**DATA FOR PROCESSING:**
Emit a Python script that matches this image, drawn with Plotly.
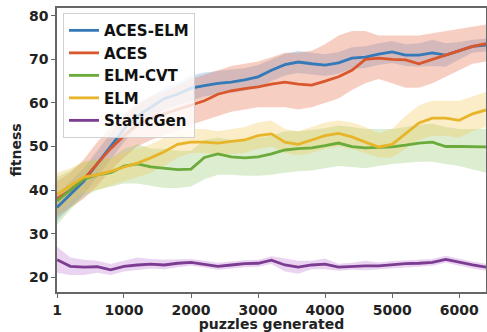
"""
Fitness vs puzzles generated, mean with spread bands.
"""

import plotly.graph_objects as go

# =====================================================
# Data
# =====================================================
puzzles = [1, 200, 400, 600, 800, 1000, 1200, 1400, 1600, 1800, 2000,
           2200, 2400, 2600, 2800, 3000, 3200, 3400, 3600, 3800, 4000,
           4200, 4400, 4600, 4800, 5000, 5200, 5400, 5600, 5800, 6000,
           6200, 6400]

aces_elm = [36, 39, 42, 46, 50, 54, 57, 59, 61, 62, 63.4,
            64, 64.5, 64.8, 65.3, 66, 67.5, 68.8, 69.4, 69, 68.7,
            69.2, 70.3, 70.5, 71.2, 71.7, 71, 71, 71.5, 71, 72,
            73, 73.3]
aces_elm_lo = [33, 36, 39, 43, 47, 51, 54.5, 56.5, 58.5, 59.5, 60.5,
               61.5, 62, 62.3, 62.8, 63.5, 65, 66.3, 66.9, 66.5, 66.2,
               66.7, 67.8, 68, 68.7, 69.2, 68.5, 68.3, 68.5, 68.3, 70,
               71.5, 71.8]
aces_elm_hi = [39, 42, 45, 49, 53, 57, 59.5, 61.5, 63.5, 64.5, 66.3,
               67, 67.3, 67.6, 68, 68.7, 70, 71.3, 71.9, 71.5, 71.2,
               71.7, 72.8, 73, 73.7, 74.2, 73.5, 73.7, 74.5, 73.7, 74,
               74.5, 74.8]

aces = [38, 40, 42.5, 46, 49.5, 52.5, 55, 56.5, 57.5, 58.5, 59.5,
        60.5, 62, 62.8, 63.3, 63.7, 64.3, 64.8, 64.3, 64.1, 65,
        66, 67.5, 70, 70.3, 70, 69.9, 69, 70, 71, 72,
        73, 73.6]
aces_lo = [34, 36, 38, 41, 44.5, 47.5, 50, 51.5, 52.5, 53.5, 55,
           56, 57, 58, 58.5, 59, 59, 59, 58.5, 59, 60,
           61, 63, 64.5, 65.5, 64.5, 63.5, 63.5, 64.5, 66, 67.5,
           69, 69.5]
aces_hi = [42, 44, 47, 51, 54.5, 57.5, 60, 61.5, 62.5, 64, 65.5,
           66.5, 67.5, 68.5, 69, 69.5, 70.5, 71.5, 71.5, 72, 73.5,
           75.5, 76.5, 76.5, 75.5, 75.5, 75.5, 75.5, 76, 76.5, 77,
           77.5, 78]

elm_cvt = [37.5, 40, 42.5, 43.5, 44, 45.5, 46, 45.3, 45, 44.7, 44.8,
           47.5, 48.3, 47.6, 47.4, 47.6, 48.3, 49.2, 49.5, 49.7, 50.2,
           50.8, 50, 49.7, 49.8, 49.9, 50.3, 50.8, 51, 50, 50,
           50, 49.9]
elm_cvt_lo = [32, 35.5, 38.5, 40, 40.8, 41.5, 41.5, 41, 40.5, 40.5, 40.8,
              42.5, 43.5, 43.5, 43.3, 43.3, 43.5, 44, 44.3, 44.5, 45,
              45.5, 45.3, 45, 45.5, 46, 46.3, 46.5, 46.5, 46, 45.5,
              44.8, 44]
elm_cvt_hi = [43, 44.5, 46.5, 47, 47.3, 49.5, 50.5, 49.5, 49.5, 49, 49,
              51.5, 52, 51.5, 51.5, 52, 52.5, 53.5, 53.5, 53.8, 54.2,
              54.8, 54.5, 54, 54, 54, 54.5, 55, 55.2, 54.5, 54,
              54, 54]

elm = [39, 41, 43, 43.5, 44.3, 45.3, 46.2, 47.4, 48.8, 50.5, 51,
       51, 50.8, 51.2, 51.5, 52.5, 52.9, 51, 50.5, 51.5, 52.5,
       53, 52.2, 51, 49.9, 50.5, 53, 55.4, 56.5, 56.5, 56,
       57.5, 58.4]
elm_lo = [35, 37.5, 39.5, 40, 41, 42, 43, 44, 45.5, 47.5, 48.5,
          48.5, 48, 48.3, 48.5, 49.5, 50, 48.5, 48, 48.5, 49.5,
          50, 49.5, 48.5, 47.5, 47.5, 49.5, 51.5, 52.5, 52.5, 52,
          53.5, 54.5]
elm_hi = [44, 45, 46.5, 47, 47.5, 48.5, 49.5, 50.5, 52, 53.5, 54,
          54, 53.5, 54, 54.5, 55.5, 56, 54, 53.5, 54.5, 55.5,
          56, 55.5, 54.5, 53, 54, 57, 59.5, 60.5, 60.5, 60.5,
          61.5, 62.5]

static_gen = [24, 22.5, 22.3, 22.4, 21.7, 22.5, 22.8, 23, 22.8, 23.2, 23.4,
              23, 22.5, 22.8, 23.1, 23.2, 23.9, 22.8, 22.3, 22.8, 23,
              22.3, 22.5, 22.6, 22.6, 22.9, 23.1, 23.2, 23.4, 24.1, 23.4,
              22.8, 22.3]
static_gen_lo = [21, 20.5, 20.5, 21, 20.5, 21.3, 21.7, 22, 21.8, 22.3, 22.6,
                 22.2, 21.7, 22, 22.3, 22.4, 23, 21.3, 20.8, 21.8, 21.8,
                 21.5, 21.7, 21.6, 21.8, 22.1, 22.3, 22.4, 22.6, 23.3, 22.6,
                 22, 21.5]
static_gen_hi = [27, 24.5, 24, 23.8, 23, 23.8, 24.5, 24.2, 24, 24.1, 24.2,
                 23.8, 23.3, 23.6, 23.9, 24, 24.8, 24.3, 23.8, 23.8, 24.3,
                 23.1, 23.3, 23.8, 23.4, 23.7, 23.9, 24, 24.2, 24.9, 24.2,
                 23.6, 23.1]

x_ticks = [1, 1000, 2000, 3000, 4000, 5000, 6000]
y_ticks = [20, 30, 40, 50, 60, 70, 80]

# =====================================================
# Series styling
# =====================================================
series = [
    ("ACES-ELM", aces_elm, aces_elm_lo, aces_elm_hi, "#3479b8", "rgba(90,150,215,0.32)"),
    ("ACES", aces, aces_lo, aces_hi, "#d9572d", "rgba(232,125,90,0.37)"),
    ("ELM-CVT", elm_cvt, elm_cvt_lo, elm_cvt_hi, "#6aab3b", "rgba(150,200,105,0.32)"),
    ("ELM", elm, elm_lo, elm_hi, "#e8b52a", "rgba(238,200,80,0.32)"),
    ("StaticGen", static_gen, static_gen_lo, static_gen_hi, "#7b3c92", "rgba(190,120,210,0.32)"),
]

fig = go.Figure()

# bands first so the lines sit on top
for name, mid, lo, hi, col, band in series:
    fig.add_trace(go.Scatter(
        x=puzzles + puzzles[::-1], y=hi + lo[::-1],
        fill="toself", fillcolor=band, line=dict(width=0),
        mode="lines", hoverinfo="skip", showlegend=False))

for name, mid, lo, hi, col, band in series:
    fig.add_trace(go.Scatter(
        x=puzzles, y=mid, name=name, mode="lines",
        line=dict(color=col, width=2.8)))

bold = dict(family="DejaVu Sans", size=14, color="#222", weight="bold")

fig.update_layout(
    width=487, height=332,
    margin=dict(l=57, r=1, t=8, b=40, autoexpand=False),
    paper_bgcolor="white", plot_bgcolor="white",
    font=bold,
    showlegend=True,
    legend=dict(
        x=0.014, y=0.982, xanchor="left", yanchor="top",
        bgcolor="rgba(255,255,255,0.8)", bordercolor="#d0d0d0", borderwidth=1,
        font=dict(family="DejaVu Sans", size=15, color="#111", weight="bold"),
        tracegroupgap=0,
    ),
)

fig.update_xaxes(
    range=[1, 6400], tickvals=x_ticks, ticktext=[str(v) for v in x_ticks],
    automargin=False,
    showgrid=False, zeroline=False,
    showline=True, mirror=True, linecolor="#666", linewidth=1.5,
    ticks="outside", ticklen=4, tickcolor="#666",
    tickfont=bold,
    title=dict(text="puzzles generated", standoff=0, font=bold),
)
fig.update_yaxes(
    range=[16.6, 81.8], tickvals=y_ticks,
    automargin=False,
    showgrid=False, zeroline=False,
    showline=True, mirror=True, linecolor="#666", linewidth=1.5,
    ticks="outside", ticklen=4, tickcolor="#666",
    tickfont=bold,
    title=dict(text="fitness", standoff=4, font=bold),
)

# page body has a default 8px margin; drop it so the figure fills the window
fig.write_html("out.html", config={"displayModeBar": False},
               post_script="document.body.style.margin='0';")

--

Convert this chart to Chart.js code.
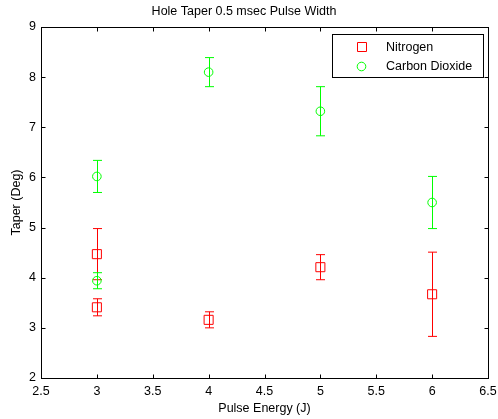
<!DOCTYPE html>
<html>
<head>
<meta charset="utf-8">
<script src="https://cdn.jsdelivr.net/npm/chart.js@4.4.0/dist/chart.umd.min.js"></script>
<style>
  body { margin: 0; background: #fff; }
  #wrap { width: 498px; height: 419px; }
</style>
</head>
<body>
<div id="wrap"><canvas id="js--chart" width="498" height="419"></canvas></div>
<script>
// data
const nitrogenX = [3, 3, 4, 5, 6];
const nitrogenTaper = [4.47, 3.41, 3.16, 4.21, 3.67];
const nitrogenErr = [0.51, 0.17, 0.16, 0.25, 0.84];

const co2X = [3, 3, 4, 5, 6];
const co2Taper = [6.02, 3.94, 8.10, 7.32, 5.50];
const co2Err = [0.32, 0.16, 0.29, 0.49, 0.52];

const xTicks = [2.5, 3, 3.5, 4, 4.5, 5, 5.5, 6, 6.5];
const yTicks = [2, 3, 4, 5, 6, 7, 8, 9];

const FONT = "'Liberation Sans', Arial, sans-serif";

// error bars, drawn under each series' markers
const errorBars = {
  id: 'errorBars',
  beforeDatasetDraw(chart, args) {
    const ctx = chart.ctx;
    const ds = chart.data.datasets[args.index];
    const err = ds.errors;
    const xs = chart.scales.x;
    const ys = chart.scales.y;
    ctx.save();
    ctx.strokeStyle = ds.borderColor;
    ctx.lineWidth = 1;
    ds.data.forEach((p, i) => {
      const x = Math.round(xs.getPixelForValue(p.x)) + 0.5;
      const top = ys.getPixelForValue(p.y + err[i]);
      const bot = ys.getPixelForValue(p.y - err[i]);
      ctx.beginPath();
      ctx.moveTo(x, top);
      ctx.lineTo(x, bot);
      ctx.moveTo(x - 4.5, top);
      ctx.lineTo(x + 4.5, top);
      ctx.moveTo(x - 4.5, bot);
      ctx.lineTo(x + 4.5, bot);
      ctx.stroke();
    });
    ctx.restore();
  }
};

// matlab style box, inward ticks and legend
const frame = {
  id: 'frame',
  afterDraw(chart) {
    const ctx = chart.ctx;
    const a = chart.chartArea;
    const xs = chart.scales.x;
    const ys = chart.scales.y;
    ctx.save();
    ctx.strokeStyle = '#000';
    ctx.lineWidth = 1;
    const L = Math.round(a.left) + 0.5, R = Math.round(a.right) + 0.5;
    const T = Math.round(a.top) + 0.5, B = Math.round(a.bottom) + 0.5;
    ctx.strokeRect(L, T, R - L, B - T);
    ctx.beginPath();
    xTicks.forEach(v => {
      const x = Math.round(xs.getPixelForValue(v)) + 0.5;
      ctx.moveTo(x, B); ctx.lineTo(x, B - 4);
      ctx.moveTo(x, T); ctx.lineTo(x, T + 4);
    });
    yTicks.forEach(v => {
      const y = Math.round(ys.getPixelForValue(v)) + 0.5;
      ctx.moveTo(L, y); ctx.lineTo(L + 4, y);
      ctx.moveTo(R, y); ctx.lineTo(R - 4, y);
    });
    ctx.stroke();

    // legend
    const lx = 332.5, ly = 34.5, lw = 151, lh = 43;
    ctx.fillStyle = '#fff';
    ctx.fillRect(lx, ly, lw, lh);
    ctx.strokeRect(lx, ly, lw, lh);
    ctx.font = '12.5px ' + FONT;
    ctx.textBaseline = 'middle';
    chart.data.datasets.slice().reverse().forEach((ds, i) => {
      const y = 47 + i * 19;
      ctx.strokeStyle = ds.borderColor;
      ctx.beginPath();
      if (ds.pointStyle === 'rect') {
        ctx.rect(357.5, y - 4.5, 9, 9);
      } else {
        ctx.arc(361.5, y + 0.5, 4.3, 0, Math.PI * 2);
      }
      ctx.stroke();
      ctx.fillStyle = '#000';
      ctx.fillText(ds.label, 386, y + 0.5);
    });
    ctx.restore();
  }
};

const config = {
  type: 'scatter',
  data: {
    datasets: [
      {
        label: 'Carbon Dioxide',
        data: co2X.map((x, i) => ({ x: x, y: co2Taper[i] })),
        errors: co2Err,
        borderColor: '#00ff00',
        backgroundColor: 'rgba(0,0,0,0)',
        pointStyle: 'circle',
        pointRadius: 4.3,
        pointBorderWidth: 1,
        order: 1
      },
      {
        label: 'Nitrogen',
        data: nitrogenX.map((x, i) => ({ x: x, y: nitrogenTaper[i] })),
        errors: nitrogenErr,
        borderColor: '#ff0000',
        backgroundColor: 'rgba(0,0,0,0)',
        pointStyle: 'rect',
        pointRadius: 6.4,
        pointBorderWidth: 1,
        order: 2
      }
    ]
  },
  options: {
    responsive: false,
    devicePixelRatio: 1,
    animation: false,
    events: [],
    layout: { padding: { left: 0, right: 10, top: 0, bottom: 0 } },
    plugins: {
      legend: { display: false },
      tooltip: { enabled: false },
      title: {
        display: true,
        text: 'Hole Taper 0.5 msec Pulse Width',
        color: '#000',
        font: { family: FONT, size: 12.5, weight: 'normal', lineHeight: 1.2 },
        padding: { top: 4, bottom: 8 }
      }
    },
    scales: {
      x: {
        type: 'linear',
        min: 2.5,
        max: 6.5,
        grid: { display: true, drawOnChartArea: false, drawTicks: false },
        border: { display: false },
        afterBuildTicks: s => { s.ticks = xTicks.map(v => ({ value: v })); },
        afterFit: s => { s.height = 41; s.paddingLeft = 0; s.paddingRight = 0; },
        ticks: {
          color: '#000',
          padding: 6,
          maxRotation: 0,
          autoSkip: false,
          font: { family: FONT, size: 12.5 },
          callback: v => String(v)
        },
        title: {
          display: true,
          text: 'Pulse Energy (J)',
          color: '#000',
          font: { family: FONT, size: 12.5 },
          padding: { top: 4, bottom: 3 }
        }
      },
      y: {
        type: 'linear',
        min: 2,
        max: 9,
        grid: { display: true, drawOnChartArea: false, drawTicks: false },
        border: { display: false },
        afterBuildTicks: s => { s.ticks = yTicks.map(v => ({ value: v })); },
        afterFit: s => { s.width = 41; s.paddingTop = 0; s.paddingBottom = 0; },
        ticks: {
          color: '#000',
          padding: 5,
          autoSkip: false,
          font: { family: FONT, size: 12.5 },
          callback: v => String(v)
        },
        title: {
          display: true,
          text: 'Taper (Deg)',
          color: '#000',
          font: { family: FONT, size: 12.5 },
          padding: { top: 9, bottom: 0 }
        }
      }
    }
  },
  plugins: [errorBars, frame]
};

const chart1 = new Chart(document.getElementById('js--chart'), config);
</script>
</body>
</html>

==

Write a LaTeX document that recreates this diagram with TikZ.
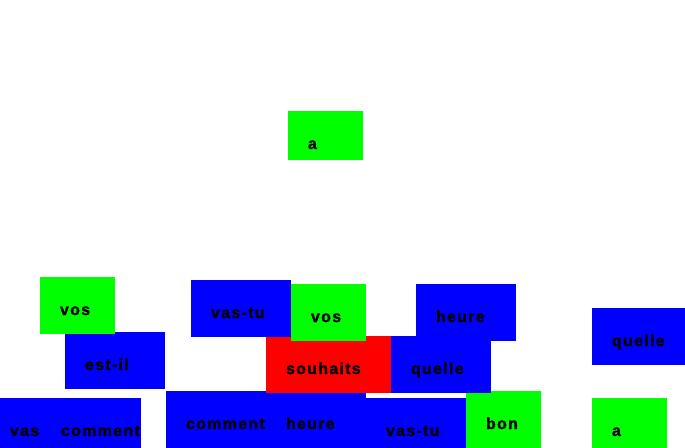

**DIRECTION:** Starting at the line that contains "Emit a Python" and ending at the line that contains "74.5, 74.8]", give the lines again exactly. Do not include the pictures.

**TASK RESULT:**
Emit a Python script that matches this image, drawn with Plotly.
"""
Fitness vs puzzles generated, mean with spread bands.
"""

import plotly.graph_objects as go

# =====================================================
# Data
# =====================================================
puzzles = [1, 200, 400, 600, 800, 1000, 1200, 1400, 1600, 1800, 2000,
           2200, 2400, 2600, 2800, 3000, 3200, 3400, 3600, 3800, 4000,
           4200, 4400, 4600, 4800, 5000, 5200, 5400, 5600, 5800, 6000,
           6200, 6400]

aces_elm = [36, 39, 42, 46, 50, 54, 57, 59, 61, 62, 63.4,
            64, 64.5, 64.8, 65.3, 66, 67.5, 68.8, 69.4, 69, 68.7,
            69.2, 70.3, 70.5, 71.2, 71.7, 71, 71, 71.5, 71, 72,
            73, 73.3]
aces_elm_lo = [33, 36, 39, 43, 47, 51, 54.5, 56.5, 58.5, 59.5, 60.5,
               61.5, 62, 62.3, 62.8, 63.5, 65, 66.3, 66.9, 66.5, 66.2,
               66.7, 67.8, 68, 68.7, 69.2, 68.5, 68.3, 68.5, 68.3, 70,
               71.5, 71.8]
aces_elm_hi = [39, 42, 45, 49, 53, 57, 59.5, 61.5, 63.5, 64.5, 66.3,
               67, 67.3, 67.6, 68, 68.7, 70, 71.3, 71.9, 71.5, 71.2,
               71.7, 72.8, 73, 73.7, 74.2, 73.5, 73.7, 74.5, 73.7, 74,
               74.5, 74.8]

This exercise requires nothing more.